Continual vs. Continuous: Continual means repeated or happening over and over again. Continuous means uninterrupted or happening constantly without stopping. If one is continually writing, it means he writes often and repeatedly; if he is continuously writing, it means that he never stops.

Data: Like strata, phenomena, and media, data is a plural and is best used with a plural verb.

Different: The word different is often redundant, as in several different options or many different participants. In general, avoid different than and use different from (e.g., the food at Stern Dining is certainly different from the food at Middle Earth, however, I don’t think the chefs at Stern use different ingredients than the chefs at Suites use).

Disinterested: means impartial, not to be confused with uninterested, which means not interested in

E.g. vs. I.e.: The abbreviation e.g. stands for the Latin exempli gratia, or for example; i.e. stands for id est, or that is. I.e., use e.g. to give an example; use i.e. to restate a thought in “other words.”

Further vs. Farther: Farther applies to physical distance, further to metaphorical distance or degree (e.g., one travels farther but pursues a topic further).

However: Avoid starting a sentence with however when it means nevertheless.

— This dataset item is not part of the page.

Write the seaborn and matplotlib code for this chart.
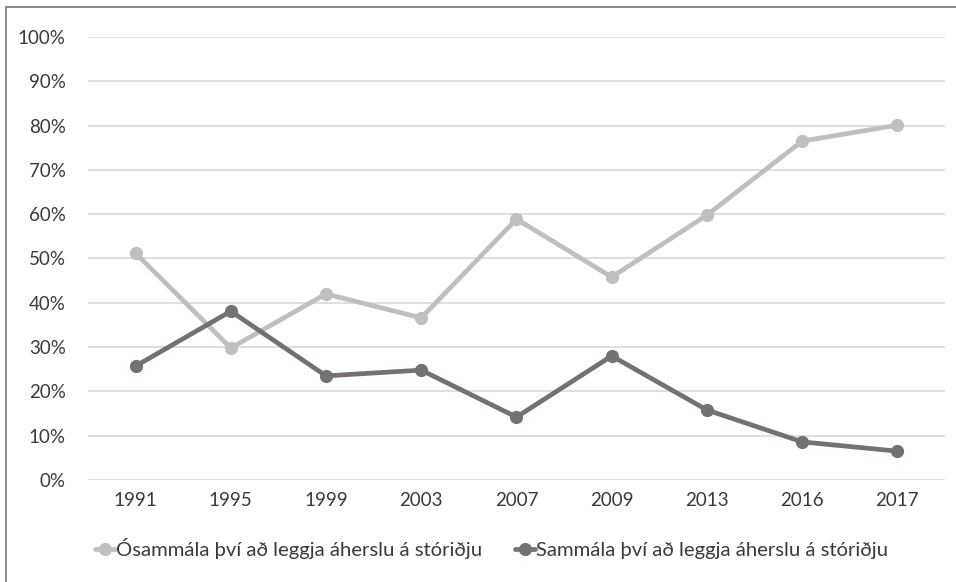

However usually serves better when not in the first person. When however comes first, it means in whatever way or to whatever extent.

Irregardless: NOT A WORD. Well, not a respectable word, at least. The ir- is redundant as the –less does the job as a negative. Regardless or irrespective work much better.

Less vs. Fewer: Less means not as much, whereas fewer means not as many. Less refers to quantity, fewer to number (e.g., his troubles are less than mine means his troubles are not so great as mine. His troubles are fewer than mine means his troubles are not so numerous as mine).

Over and Under: Over and under specify spatial relations (e.g., the birds flew over us); do not use them with quantities (e.g., there are more than six million small arms in the world not there are over six million small arms in the world)

Presently: Has two meanings: in a short while and currently. Because of this ambiguity, it is a good idea to restrict its meaning to the former.

Quote vs. Quotation: Quote is a verb, quotation is a noun. One quotes by way of a quotation.

Secondly, Thirdly, etc.: Unless you start with firstly, which may not be the best idea, avoid using secondly, thirdly, etc. It is better to use simply first, second, third, etc.

That vs. Which: Which is nondefining or nonrestrictive; that is the defining or restrictive pronoun. The former adds a fact about the subject, the latter tells which one it is (e.g., The tofu that is terrible in Stern Dining specifies the terrible tofu—I’m going with braised—amongst all the types of tofu at Stern. The tofu, which is terrible, is in Stern Dining adds a fact about the tofu at Stern—in this case, I’d say the latter statement is more accurate).

Who vs. Whom: Although I covered these earlier, here’s a simple test to determine which is appropriate: replace who or whom with he or him. If he sounds right, then use who; if him sounds right, then use whom. If the preposition is separated from the word in question, try rearranging the words.